Here, ready to fulfill my every gastronomic need, is advice from someone I trust, a source that I admire, at times revere, and occasionally envy. There is now a smorgasbord of restaurants laid out before me; let the dining commence!

This brings me in a rather roundabout fashion (please excuse the ebullience, I’m having a moment) to my initial statement that I am the coolest person on the planet.

I have rarely been in a place that the New York Times considers cool. True, some may say that the Times is behind the latest fashions, that the paper’s taste is bourgeois, not avant garde, that it is stuffy and less liberal than its projected self-image. Pooh on you, negative nillies and jealous naysayers! You just wish you were this cool. We have “discovered” for ourselves the coolness of Palermo Soho, and even if we’re not hip enough to really belong, we’re here. I bask in the glow of self-congratulation for which every explorer desires. I am in the moment, living the pages of the Sunday Times. That, my friends, is cool.

One could also observe that this is also the anti-cool, that the appearance of our barrio in the Paper is but another sign of the encroachment of wealthy New York jetsetters who come for the cheap eats and high fashion of BAires. There are quite a few Manhattan-esque twentysomething girls to be found on the streets and sidewalks around our apartment on the weekends, indicating a strong tourist presence (the antithesis of cool). This phenomenon, while irritating, affirms the paradox of cool: if a place is so cool that everyone goes there, it almost inevitably drifts from the trendy to the kitsch. In my rationalizing way, I’m going to say that finding Palermo in the magazine is the antecedent to its fall into kitsch. This way, we can still be cool, but get out in time to save ourselves. This timing is quite perilous, for as Mr. Kundera tells us, kitsch is what kills the soul. Are we kitsch? No, I think not. And if we were, how would we know? Kitsch is delightfully ignorant of its kitsch-ness. I’m going to continue to bask, thinking positive thoughts.
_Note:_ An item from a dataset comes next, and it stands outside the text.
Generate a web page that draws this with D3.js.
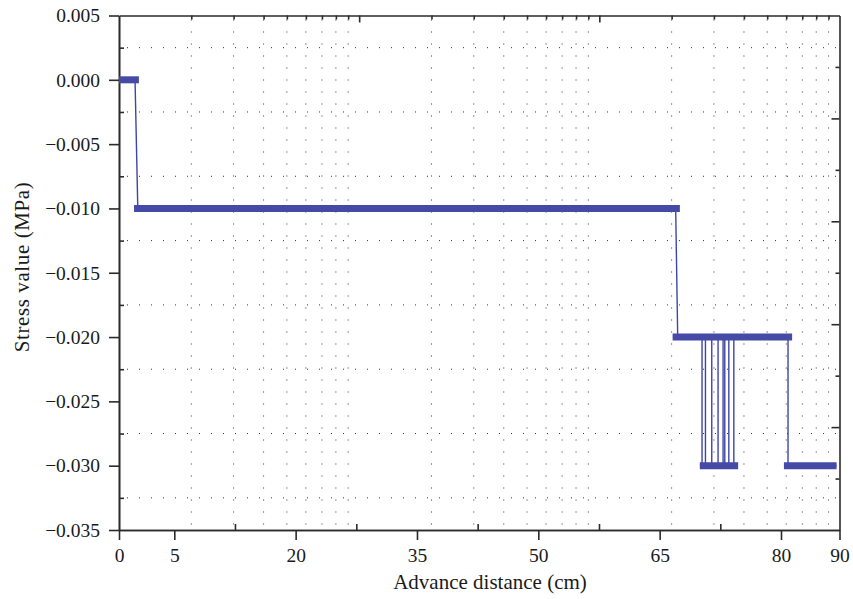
<!DOCTYPE html>
<html>
<head>
<meta charset="utf-8">
<script src="https://cdn.jsdelivr.net/npm/d3@7"></script>
<style>
    body { margin: 0; background: #fff; }
    svg text { font-family: "Liberation Serif", "Times New Roman", serif; fill: #1a1a1a; }
</style>
</head>
<body>
<div id="chart"></div>
<script>
// ---- data ----
// thin connecting line (advance distance in cm, stress in MPa)
const distance = [0, 1.45, 1.7, 66.98, 67.23,
    70.24, 70.24, 70.66, 70.66, 71.44, 71.44, 72.22, 72.22,
    72.84, 72.84, 73.05, 73.05, 73.55, 73.55, 74.17, 74.17,
    81.2, 81.2, 89.5];
const stress = [0, 0, -0.01, -0.01, -0.02,
    -0.02, -0.03, -0.03, -0.02, -0.02, -0.03, -0.03, -0.02,
    -0.02, -0.03, -0.03, -0.02, -0.02, -0.03, -0.03, -0.02,
    -0.02, -0.03, -0.03];

// thick plateaus (dense markers)
const plateauFrom = [0, 1.36, 66.6, 69.96, 80.5];
const plateauTo = [1.8, 67.5, 81.9, 74.7, 89.5];
const plateauStress = [0, -0.01, -0.02, -0.03, -0.03];

// ticks
const xTicks = [0, 5, 20, 35, 50, 65, 80, 90];
const xMinorTicks = [12.5, 27.5, 42.5, 57.5, 72.5];
const yTicks = [0.005, 0, -0.005, -0.01, -0.015, -0.02, -0.025, -0.03, -0.035];
const yMinorTicks = [0.0025, -0.0025, -0.0075, -0.0125, -0.0175, -0.0225, -0.0275, -0.0325];
const rightTicks = [1, 2, 3, 4, 5, 6, 7, 8, 9];

const xLabel = 'Advance distance (cm)';
const yLabel = 'Stress value (MPa)';

// ---- layout ----
const width = 853, height = 599;
const plotLeft = 119, plotRight = 839.5, plotTop = 15.5, plotBottom = 530;
const lineColor = '#3f45a8';
const barColor = '#454aa6';
const axisColor = '#2b2b2b';

const svg = d3.select('#chart').append('svg')
    .attr('width', width).attr('height', height);

// x axis of the original is piecewise (0-5 wider than the rest)
const x = d3.scaleLinear().domain([0, 5, 80, 90]).range([plotLeft, 174.3, 781, plotRight]);
const y = d3.scaleLinear().domain([-0.035, 0.005]).range([plotBottom, plotTop]);
// the dotted grid and the top ticks follow a log scale of 3 decades
const xLog = d3.scaleLog().domain([1, 1000]).range([plotLeft, plotRight]);
const yRight = d3.scaleLinear().domain([0, 10]).range([plotBottom, plotTop]);

const logTicks = xLog.ticks().filter(d => d > 1 && d < 1000);
const isDecade = d => Math.abs(Math.log10(d) - Math.round(Math.log10(d))) < 1e-9;

// grid :
const grid = svg.append('g').attr('stroke', '#333').attr('stroke-width', 1)
    .attr('stroke-dasharray', '1,11');
grid.selectAll('line.h').data(yMinorTicks).join('line').classed('h', true)
    .attr('x1', plotLeft + 8).attr('x2', plotRight)
    .attr('y1', d => y(d)).attr('y2', d => y(d));
grid.selectAll('line.v').data(logTicks.filter(d => !isDecade(d))).join('line').classed('v', true)
    .attr('x1', d => xLog(d)).attr('x2', d => xLog(d))
    .attr('y1', plotTop + 4).attr('y2', plotBottom);

// axes :
function styleAxis(g) {
    g.selectAll('path.domain').attr('stroke', axisColor).attr('stroke-width', 1.6);
    g.selectAll('.tick line').attr('stroke', axisColor).attr('stroke-width', 1.6);
    g.selectAll('text').style('font-size', '19.5px').attr('fill', '#1a1a1a');
}

svg.append('g').attr('transform', `translate(0,${plotBottom})`)
    .call(d3.axisBottom(x).tickValues(xTicks).tickSize(10).tickPadding(8).tickSizeOuter(0))
    .call(styleAxis);
svg.append('g').attr('transform', `translate(0,${plotBottom})`)
    .call(d3.axisTop(x).tickValues(xMinorTicks).tickSize(6).tickFormat('').tickSizeOuter(0))
    .call(styleAxis);

svg.append('g').attr('transform', `translate(${plotLeft},0)`)
    .call(d3.axisLeft(y).tickValues(yTicks).tickSize(10).tickPadding(9)
        .tickFormat(d3.format('.3f')).tickSizeOuter(0))
    .call(styleAxis);
svg.append('g').attr('transform', `translate(${plotLeft},0)`)
    .call(d3.axisRight(y).tickValues(yMinorTicks).tickSize(5).tickFormat('').tickSizeOuter(0))
    .call(styleAxis);

const topAxis = svg.append('g').attr('transform', `translate(0,${plotTop})`)
    .call(d3.axisBottom(xLog).tickValues(logTicks).tickFormat('').tickSizeOuter(0))
    .call(styleAxis);
topAxis.selectAll('.tick line').attr('y2', d => isDecade(d) ? 7 : 4);

const rightAxis = svg.append('g').attr('transform', `translate(${plotRight},0)`)
    .call(d3.axisLeft(yRight).tickValues(rightTicks).tickFormat('').tickSizeOuter(0))
    .call(styleAxis);
rightAxis.selectAll('.tick line').attr('x2', d => d % 2 === 0 ? -8 : -4);

// labels :
svg.append('text')
    .attr('x', 490).attr('y', 589)
    .attr('text-anchor', 'middle')
    .style('font-size', '21px')
    .text(xLabel);
svg.append('text')
    .attr('transform', `translate(29,${267}) rotate(-90)`)
    .attr('text-anchor', 'middle')
    .style('font-size', '21px')
    .style('letter-spacing', '0.6px')
    .text(yLabel);

// series :
const points = distance.map((d, i) => [d, stress[i]]);
svg.append('path')
    .datum(points)
    .attr('fill', 'none')
    .attr('stroke', lineColor)
    .attr('stroke-width', 1.4)
    .attr('d', d3.line().x(d => x(d[0])).y(d => y(d[1])));

svg.append('g').selectAll('line')
    .data(plateauStress.map((s, i) => ({ from: plateauFrom[i], to: plateauTo[i], s })))
    .join('line')
    .attr('x1', d => x(d.from)).attr('x2', d => x(d.to))
    .attr('y1', d => y(d.s)).attr('y2', d => y(d.s))
    .attr('stroke', barColor)
    .attr('stroke-width', 7);
</script>
</body>
</html>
It’s funny that I pay more attention to the NYTimes when I travel than when I’m at home. Perhaps its because of my sister and D’s addiction to the news cycle, or I just crave a bit of American culture when I’m away. Of course, my .5 seconds of fame from the March 2003 Sunday Travel section comes to mind, when a NYTimes reporter stumbled upon my travel-weary form on the steps of the Prado, and I think fondly of that different type of coolness: someone wanting to publish your perspective. Meditations on this variant of cool may be saved for another time.

Being newsworthy is fun, and I think that it pleases me because I don’t often get to feel cool or trendy. I’m not jaded enough to roll my eyes and dismiss the article as “so last season.” I am a wide-eyed wanderer, at times in need of a little affirmation that my path has merit. This part of the world is new to me, and so I need to investigate, discover, and question. These processes are not at all a guarantee of success, so whenever I can have a little guidance to nudge me along the preferred path, I'm grateful for that.

The road less traveled is good and all, but it's a hell of a lot of work breaking your own path the entire way.